Actually, the more liberal a society becomes, the more stringent the laws are bound to be. In the US, you can buy a gun off the shelf, and then someone starts shooting down kids in a school. So they need strict laws to make guns accessible to people. With air travel being so easy now -- you can book tickets by e-mail -- airport security is tougher. In a banana republic, nothing is allowed. In our society, everything is allowed. Therefore we need to check the flow of liberal ideas. It isn't intolerance that triggers off laws against things like smoking or buying ammunition. More rights entail more obligations. " There's so much in there that can be used to make a strong point (although the opening seems more like an interesting observation in general than a useful point as regards the issue at hand). Everything diluted of useful content like the mainstream flicks he has been making.

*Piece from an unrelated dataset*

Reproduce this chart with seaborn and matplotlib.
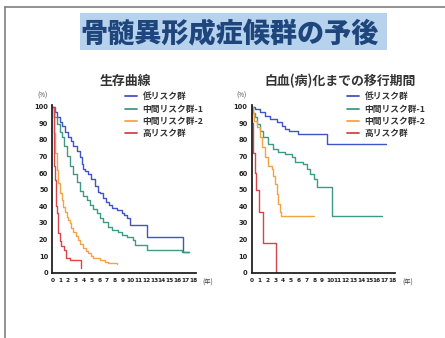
import matplotlib
matplotlib.use("Agg")
import matplotlib.pyplot as plt
from matplotlib.lines import Line2D
from matplotlib.patches import Rectangle
import seaborn as sns
import pandas as pd

sns.set_theme(style="white")
plt.rcParams["font.family"] = ["Noto Sans CJK JP", "DejaVu Sans"]

# --- data -------------------------------------------------------------------
groups = ["低リスク群", "中間リスク群-1", "中間リスク群-2", "高リスク群"]
colors = ["#3f55c6", "#3f9a82", "#f2a445", "#d9434b"]
x_ticks = list(range(0, 19))
y_ticks = list(range(0, 101, 10))

# overall survival (years, %)
os_low_t = [0, 0.34, 0.64, 0.98, 1.19, 1.6, 2.04, 2.34, 2.68, 3.1, 3.6, 3.83, 3.96, 4.17,
            4.6, 5.0, 5.45, 5.87, 6.1, 6.5, 6.9, 7.3, 7.6, 8.2, 8.85, 9.2, 9.5, 9.9, 12.04, 16.7, 17.4]
os_low_s = [100, 96.6, 93.6, 90.6, 88.6, 84.5, 81.5, 79.5, 76.5, 73.5, 69.5, 65.5, 62.5, 61.5,
            59.4, 56.4, 52.4, 48.4, 47.8, 45, 42.8, 40.5, 38.8, 37.8, 35.7, 34.5, 32.7, 28.7, 21.7, 12.5, 12.5]
os_int1_t = [0, 0.21, 0.55, 0.98, 1.19, 1.49, 1.83, 2.25, 2.68, 3.1, 3.53, 3.96, 4.4, 4.8, 5.2,
             5.66, 6.1, 6.5, 7.15, 7.6, 8.4, 8.85, 9.5, 10.3, 10.6, 12.04, 16.5, 17.4]
os_int1_s = [100, 93.6, 89.6, 84.5, 81.5, 76.5, 70.5, 64.5, 59.4, 54.4, 49.4, 46.5, 43.5, 40.8, 38.2,
             35.7, 33.2, 30.7, 27.7, 25.7, 24.7, 22.7, 21.7, 19.7, 16.7, 13.7, 12.3, 12.3]
os_int2_t = [0, 0.17, 0.4, 0.55, 0.75, 0.98, 1.2, 1.4, 1.6, 1.83, 2.05, 2.25, 2.45, 2.68, 3.0,
             3.3, 3.6, 3.96, 4.3, 4.6, 4.9, 5.2, 6.1, 6.7, 7.15, 8.2]
os_int2_s = [100, 84, 72, 62, 54, 47.8, 43.5, 39.8, 36.5, 33.7, 31.5, 29.7, 27, 24.7, 22,
             19.7, 17, 14.7, 13, 11.6, 10, 8.6, 7.6, 6.6, 5.6, 5.2]
os_high_t = [0, 0.17, 0.3, 0.45, 0.6, 0.75, 0.95, 1.15, 1.5, 1.8, 2.2, 3.65]
os_high_s = [100, 64, 56, 40, 36, 24, 19, 16, 13.7, 8.6, 7.6, 2.6]

# time to leukemic transformation (years, %)
lt_low_t = [0, 0.43, 1.06, 1.7, 2.34, 3.2, 3.83, 4.25, 4.7, 5.96, 9.6, 17.2]
lt_low_s = [100, 98.6, 96.6, 94.6, 92.6, 90.6, 88.6, 86.5, 85.5, 83.5, 77.5, 77.5]
lt_int1_t = [0, 0.2, 0.43, 0.64, 1.06, 1.5, 2.1, 2.77, 3.4, 4.25, 5.1, 5.5, 6.6, 7.0, 7.45,
             7.9, 8.3, 10.2, 16.6]
lt_int1_s = [100, 96, 93.6, 89.6, 85.5, 81.5, 77.5, 74.5, 72.5, 71.5, 69.5, 66.5, 65.5, 62.5, 59.4,
             56.4, 51.4, 34.3, 34.3]
lt_int2_t = [0, 0.15, 0.3, 0.64, 1.06, 1.28, 1.7, 2.1, 2.55, 2.77, 3.0, 3.2, 3.4, 3.6, 3.7, 7.9]
lt_int2_s = [100, 96, 91.6, 87.6, 81.5, 75.5, 69.5, 64.5, 62.5, 58.4, 53.4, 47.4, 41.4, 36.3, 34.3, 34.3]
lt_high_t = [0, 0.1, 0.17, 0.38, 0.6, 0.95, 1.5, 3.12]
lt_high_s = [100, 90, 72, 60, 50, 36.3, 18, 0]


def to_frame(times, surv):
    rows = []
    for g, t, s in zip(groups, times, surv):
        rows += [{"group": g, "year": a, "pct": b} for a, b in zip(t, s)]
    return pd.DataFrame(rows)


os_df = to_frame([os_low_t, os_int1_t, os_int2_t, os_high_t],
                 [os_low_s, os_int1_s, os_int2_s, os_high_s])
lt_df = to_frame([lt_low_t, lt_int1_t, lt_int2_t, lt_high_t],
                 [lt_low_s, lt_int1_s, lt_int2_s, lt_high_s])

# --- figure -----------------------------------------------------------------
W, H = 445, 338
fig = plt.figure(figsize=(W / 100, H / 100), dpi=100)
fig.patch.set_facecolor("white")

# slide frame
fig.add_artist(Line2D([5 / W, 1], [1 - 7 / H, 1 - 7 / H], color="#7f7f7f", lw=1.2))
fig.add_artist(Line2D([5 / W, 5 / W], [0, 1 - 7 / H], color="#7f7f7f", lw=1.2))

# heading
fig.add_artist(Rectangle((80 / W, 1 - 50 / H), 307 / W, 37 / H,
                         facecolor="#b6d2ec", edgecolor="none"))
fig.text(230 / W, 1 - 33 / H, "骨髄異形成症候群の予後", ha="center", va="center",
         fontsize=19.5, fontweight="heavy", color="#1f467c")

pal = dict(zip(groups, colors))
tick_font = ["DejaVu Sans Condensed", "DejaVu Sans"]


def panel(left, df, title, title_x, legend_x):
    ax = fig.add_axes([left / W, 1 - 272.7 / H, 143.3 / W, 168 / H])
    sns.lineplot(data=df, x="year", y="pct", hue="group", hue_order=groups,
                 palette=pal, drawstyle="steps-post", estimator=None,
                 linewidth=1.0, legend=False, ax=ax)
    ax.set_xlim(0, 18.3)
    ax.set_ylim(0, 101.2)
    ax.set_xticks(x_ticks)
    ax.set_yticks(y_ticks)
    ax.set_xticklabels([str(v) for v in x_ticks], fontsize=4.2, fontweight="bold",
                       family=tick_font)
    ax.set_yticklabels([str(v) for v in y_ticks], fontsize=4.8, fontweight="bold",
                       family=tick_font)
    ax.tick_params(axis="both", length=2, width=0.8, pad=1, color="#222222",
                   labelcolor="#222222", direction="out")
    ax.tick_params(axis="x", pad=1.5)
    ax.set_xlabel("")
    ax.set_ylabel("")
    for side in ("top", "right"):
        ax.spines[side].set_visible(False)
    for side in ("left", "bottom"):
        ax.spines[side].set_color("#222222")
        ax.spines[side].set_linewidth(1.3)
    ax.patch.set_alpha(0)
    ax.text(-0.6, 104, "(%)", fontsize=4.5, color="#444444", ha="right", va="bottom",
            clip_on=False)
    ax.text(19.2, -3.8, "(年)", fontsize=4.5, color="#444444", ha="left", va="top",
            clip_on=False)
    fig.text(title_x / W, 1 - 81 / H, title, ha="center", va="center",
             fontsize=9.3, fontweight="bold", color="#333333")
    handles = [Line2D([], [], color=c, lw=1.3) for c in colors]
    leg = ax.legend(handles, groups, loc="upper left",
                    bbox_to_anchor=(legend_x / W, 1 - 92.5 / H),
                    bbox_transform=fig.transFigure, frameon=False,
                    fontsize=6.3, handlelength=1.4, handletextpad=0.6,
                    labelspacing=0.36, borderpad=0, borderaxespad=0)
    for t in leg.get_texts():
        t.set_fontweight("bold")
        t.set_color("#333333")
    return ax


panel(52.3, os_df, "生存曲線", 125, 125)
panel(251.7, lt_df, "白血(病)化までの移行期間", 340, 347)

fig.savefig("out.png", dpi=100, facecolor="white")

I must admit that all this makes interesting reading though. It would be interesting to see the Big B's boring diplomatic take on the issue. Or get Vidhu Vinod Chopra to say something (since lately he's been brimming with a lot to say). Or Karan Johar (who seems like the person least affected by the ban). Or the Chopras. And just for some variety let's ask Daler Mehndi, Mallika Sherawat, our cultural ambassador Aishwarya Rai, Kareena Kapoor, Sanjay Dutt (oh what a loss!!) or Ajay Devgan (a catastrophe!).